Experts caution that the way to engage vacation brain isn’t simply via a fly-and-flop that contrasts sharply with the drudgery of daily life, empty of obligations. Instead, the most effective trip is one that straddles activity and inactivity, according to Andrew Stevenson. He’s a senior lecturer at the UK’s Manchester Metropolitan University and author of the recently published book, The Psychology of Travel. “I would define vacation brain as a positive outlook or frame of mind, which leaves you open to experience,” he says. The best way to shortcut to such a mindset is a trip that combines two elements, hedonistic and eudaemonic. The former is jargon for fun-seeking (that fly-and-flop), while the latter refers to self-improvement, the impulse to visit galleries in a destination, perhaps, or take a local cooking class. Trips that blend both elements, Stevenson says, have been shown in research studies to both bolster happiness while away and prolong the feeling once you return.
Indeed, many Americans struggle more with retaining the benefits of vacation mode than readjusting to real life: The American Psychological Association’s 2018 Work and Well-Being survey reported that, of the 1,512 working adults polled, 40 percent reported that the mental benefits of vacation were gone within a few days of arriving home—and 24 percent said the benefits evaporated immediately.
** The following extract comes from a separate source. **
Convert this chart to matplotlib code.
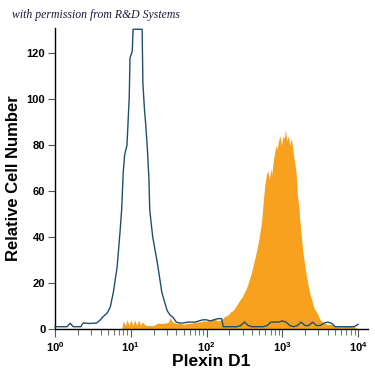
import matplotlib
matplotlib.use("Agg")
import matplotlib.pyplot as plt
import numpy as np

# Isotype control (blue outline), x given as log10 of fluorescence
blue_logx = [0.00, 0.10, 0.16, 0.20, 0.24, 0.34, 0.37, 0.46, 0.55, 0.60, 0.63, 0.69,
             0.73, 0.77, 0.82, 0.86, 0.88, 0.90, 0.92, 0.95, 0.98, 0.99, 1.02, 1.03,
             1.15, 1.16, 1.18, 1.20, 1.22, 1.24, 1.25, 1.29, 1.35, 1.41, 1.48, 1.52,
             1.56, 1.60, 1.65, 1.70, 1.75, 1.80, 1.85, 1.90, 1.95, 2.00, 2.05, 2.10,
             2.15, 2.20, 2.22, 2.25, 2.30, 2.35, 2.40, 2.45, 2.50, 2.55, 2.60, 2.65,
             2.70, 2.75, 2.80, 2.85, 2.90, 2.95, 3.00, 3.05, 3.10, 3.15, 3.20, 3.25,
             3.30, 3.35, 3.40, 3.45, 3.50, 3.55, 3.60, 3.65, 3.70, 3.75, 3.80, 3.85,
             3.90, 3.95, 4.00]
blue_counts = [1, 1, 1, 2.5, 1, 1, 2.6, 2.4, 2.6, 4, 5.2, 7,
               9.6, 16, 27, 43, 52, 68, 76, 80, 101, 118, 121, 130.5,
               130.5, 107, 96, 88, 78, 65, 52, 40, 29, 16, 8, 6,
               5, 3, 2.6, 2.6, 3, 3, 3, 3.5, 4, 4, 3.5, 4,
               4.5, 4.5, 1, 1, 1, 1, 1, 1.5, 3, 1.5, 1, 1,
               1, 1, 1.5, 3, 3, 3, 3.5, 3, 1.5, 1, 1.5, 3,
               1.5, 1.5, 3, 1.5, 1.5, 2.5, 3, 2.5, 1, 1, 1, 1,
               1, 1, 2]

# Plexin D1 stained (orange filled)
orange_logx = [0.88, 0.90, 0.93, 0.95, 0.98, 1.00, 1.03, 1.05, 1.08, 1.10, 1.13, 1.15,
               1.20, 1.25, 1.30, 1.35, 1.40, 1.45, 1.50, 1.52, 1.55, 1.60, 1.65, 1.70,
               1.75, 1.80, 1.85, 1.90, 1.95, 2.00, 2.05, 2.10, 2.15, 2.20, 2.24, 2.28,
               2.32, 2.35, 2.38, 2.41, 2.44, 2.47, 2.50, 2.53, 2.56, 2.59, 2.61, 2.64,
               2.66, 2.68, 2.70, 2.72, 2.73, 2.75, 2.77, 2.79, 2.81, 2.83, 2.85, 2.86,
               2.88, 2.90, 2.92, 2.93, 2.95, 2.97, 2.99, 3.01, 3.03, 3.04, 3.06, 3.08,
               3.10, 3.12, 3.13, 3.14, 3.16, 3.18, 3.19, 3.20, 3.22, 3.23, 3.25, 3.27,
               3.30, 3.33, 3.36, 3.39, 3.42, 3.46, 3.50, 3.55, 3.60, 3.65, 3.70, 3.75,
               3.80, 3.85, 3.90, 3.95, 4.00]
orange_counts = [0, 3.5, 1.5, 4, 1.5, 4, 1.5, 4, 1.5, 4, 1.5, 3,
                 1.5, 1.5, 1.5, 2.5, 2.5, 2.5, 3, 5, 3, 2.5, 2.5, 2,
                 2.5, 2.5, 3, 3, 3.5, 3.5, 4, 4.5, 3.5, 4, 5.5, 6,
                 7.5, 8, 9.5, 11, 12.6, 14, 16, 18, 21, 24, 27, 31,
                 34, 37, 41, 45, 48, 56, 63, 67, 69, 65, 70, 67,
                 73, 77, 80, 78, 82, 84, 80, 84, 83, 87, 82, 84,
                 80, 83, 81, 78, 73, 69, 65, 58, 53, 48, 41, 34,
                 27, 21, 16, 12.6, 9, 7, 4, 2.5, 2, 2, 1.5, 1,
                 1, 1.5, 1, 1, 0]

y_ticks = [0, 20, 40, 60, 80, 100, 120]
x_ticks = [1, 10, 100, 1000, 10000]

fig = plt.figure(figsize=(3.75, 3.75), dpi=100)
ax = fig.add_axes([0.1467, 0.1227, 0.8343, 0.8023])

ox = 10 ** np.array(orange_logx)
ax.fill_between(ox, 0, orange_counts, color="#F7A11E", linewidth=0, zorder=2)
bx = 10 ** np.array(blue_logx)
ax.plot(bx, blue_counts, color="#1F4F6B", linewidth=1.0, zorder=3, clip_on=False)

ax.set_xscale("log")
ax.set_xlim(1, 10 ** 4.13)
ax.set_ylim(0, 131)
ax.set_xticks(x_ticks)
ax.set_yticks(y_ticks)
for s in ["top", "right"]:
    ax.spines[s].set_visible(False)
for s in ["left", "bottom"]:
    ax.spines[s].set_linewidth(1.0)
ax.tick_params(axis="y", which="major", length=5, width=0.8, color="#555555", pad=2)
ax.tick_params(axis="x", which="major", length=6, width=0.8, color="#555555", pad=2)
ax.tick_params(axis="x", which="minor", length=4, width=0.8, color="#777777")
for lbl in ax.get_yticklabels() + ax.get_xticklabels():
    lbl.set_fontfamily("Liberation Sans")
    lbl.set_fontsize(8)
    lbl.set_fontweight("bold")

ax.set_ylabel("Relative Cell Number", fontsize=12, fontweight="bold",
              family="Liberation Sans", labelpad=4)
ax.set_xlabel("Plexin D1", fontsize=12.5, fontweight="bold",
              family="Liberation Sans", labelpad=0)

fig.text(0.032, 0.953, "with permission from R&D Systems", fontsize=8.5,
         style="italic", family="Liberation Serif", color="#1a1a3a")

fig.savefig("out.png", dpi=100)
All too often, as Columbia’s Galinsky says, arriving home triggers what he dubs “the vacation hangover—you’ve had a great time, feeling really relaxed and the next morning, omigod, your brain is killing you.”
Amit Sood, executive director of the Global Center for Resiliency and Wellbeing and former professor of medicine at the Mayo Clinic, has his own suggestion for how to activate hedonistic and eudaemonic instincts to maximize your benefits back home: voluntourism. “You come back not just temporarily energized, you come back inspired, and that inspiration will last for you for a very long time.”
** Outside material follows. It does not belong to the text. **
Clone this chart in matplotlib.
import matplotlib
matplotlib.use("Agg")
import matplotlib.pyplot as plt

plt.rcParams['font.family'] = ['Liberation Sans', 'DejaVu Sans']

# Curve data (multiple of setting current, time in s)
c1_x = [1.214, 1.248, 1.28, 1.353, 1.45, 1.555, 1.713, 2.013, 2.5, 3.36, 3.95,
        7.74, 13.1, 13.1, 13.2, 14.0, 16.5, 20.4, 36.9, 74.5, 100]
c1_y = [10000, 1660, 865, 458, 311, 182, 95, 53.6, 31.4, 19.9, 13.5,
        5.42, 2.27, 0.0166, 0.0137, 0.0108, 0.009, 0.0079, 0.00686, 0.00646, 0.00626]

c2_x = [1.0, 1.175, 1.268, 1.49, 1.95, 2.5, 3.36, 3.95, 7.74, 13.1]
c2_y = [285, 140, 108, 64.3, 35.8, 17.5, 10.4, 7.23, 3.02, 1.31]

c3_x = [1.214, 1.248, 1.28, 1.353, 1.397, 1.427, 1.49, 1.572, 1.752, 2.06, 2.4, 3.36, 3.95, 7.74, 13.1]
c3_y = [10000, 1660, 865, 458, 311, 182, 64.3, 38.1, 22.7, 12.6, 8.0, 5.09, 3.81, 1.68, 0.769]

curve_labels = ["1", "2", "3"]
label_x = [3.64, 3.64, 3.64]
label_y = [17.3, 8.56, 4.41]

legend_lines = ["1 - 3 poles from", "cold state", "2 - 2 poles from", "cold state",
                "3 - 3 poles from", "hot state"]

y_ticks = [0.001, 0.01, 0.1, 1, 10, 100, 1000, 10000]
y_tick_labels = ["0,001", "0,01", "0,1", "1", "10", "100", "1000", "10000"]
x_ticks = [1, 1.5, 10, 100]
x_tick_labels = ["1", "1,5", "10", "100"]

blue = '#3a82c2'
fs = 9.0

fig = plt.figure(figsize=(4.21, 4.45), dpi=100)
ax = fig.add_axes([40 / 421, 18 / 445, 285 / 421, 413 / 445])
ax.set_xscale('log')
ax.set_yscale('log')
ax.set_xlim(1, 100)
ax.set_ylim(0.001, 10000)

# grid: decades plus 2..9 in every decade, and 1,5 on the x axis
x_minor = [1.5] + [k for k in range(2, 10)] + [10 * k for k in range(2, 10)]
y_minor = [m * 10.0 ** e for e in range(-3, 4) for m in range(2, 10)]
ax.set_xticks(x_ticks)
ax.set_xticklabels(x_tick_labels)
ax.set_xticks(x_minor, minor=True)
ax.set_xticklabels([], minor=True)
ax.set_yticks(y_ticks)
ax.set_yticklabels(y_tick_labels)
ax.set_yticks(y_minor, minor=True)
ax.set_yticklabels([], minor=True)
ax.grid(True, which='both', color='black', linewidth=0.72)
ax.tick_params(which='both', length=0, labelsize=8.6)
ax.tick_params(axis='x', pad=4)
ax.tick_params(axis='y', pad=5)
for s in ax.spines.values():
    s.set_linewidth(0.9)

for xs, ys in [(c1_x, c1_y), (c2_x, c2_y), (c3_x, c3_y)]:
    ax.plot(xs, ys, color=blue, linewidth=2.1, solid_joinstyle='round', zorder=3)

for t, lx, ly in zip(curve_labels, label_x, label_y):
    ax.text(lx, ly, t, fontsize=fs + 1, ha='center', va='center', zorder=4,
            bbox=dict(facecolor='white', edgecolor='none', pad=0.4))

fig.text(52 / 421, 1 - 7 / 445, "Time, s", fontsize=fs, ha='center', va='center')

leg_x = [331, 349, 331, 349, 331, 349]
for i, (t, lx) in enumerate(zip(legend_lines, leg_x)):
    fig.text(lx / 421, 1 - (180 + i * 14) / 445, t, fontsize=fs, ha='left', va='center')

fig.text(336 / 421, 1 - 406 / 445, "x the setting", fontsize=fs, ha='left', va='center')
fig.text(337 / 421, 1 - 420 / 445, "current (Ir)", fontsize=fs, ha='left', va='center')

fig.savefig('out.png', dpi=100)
If you aren’t interested in turning a trip into a do-gooding detour, don’t worry—there are alternatives. Charlotte Russell suggests coming home a day earlier than typical, for instance—Saturday rather than Sunday, perhaps, on a weeklong trip, building in a shock absorber before the daily grind restarts. Consider, too, the power of the long weekend. Russell points to a study in Australia that identified those as being in the Goldilocks Zone—just right for getting benefits while away as well as on the return. “It looked at the effects of short trips of around three or four days on brain restoration,” she says. “They found that a trip like that can have restorative effects, both in terms of people reporting they felt restored, but also that they did better on cognitive tests.”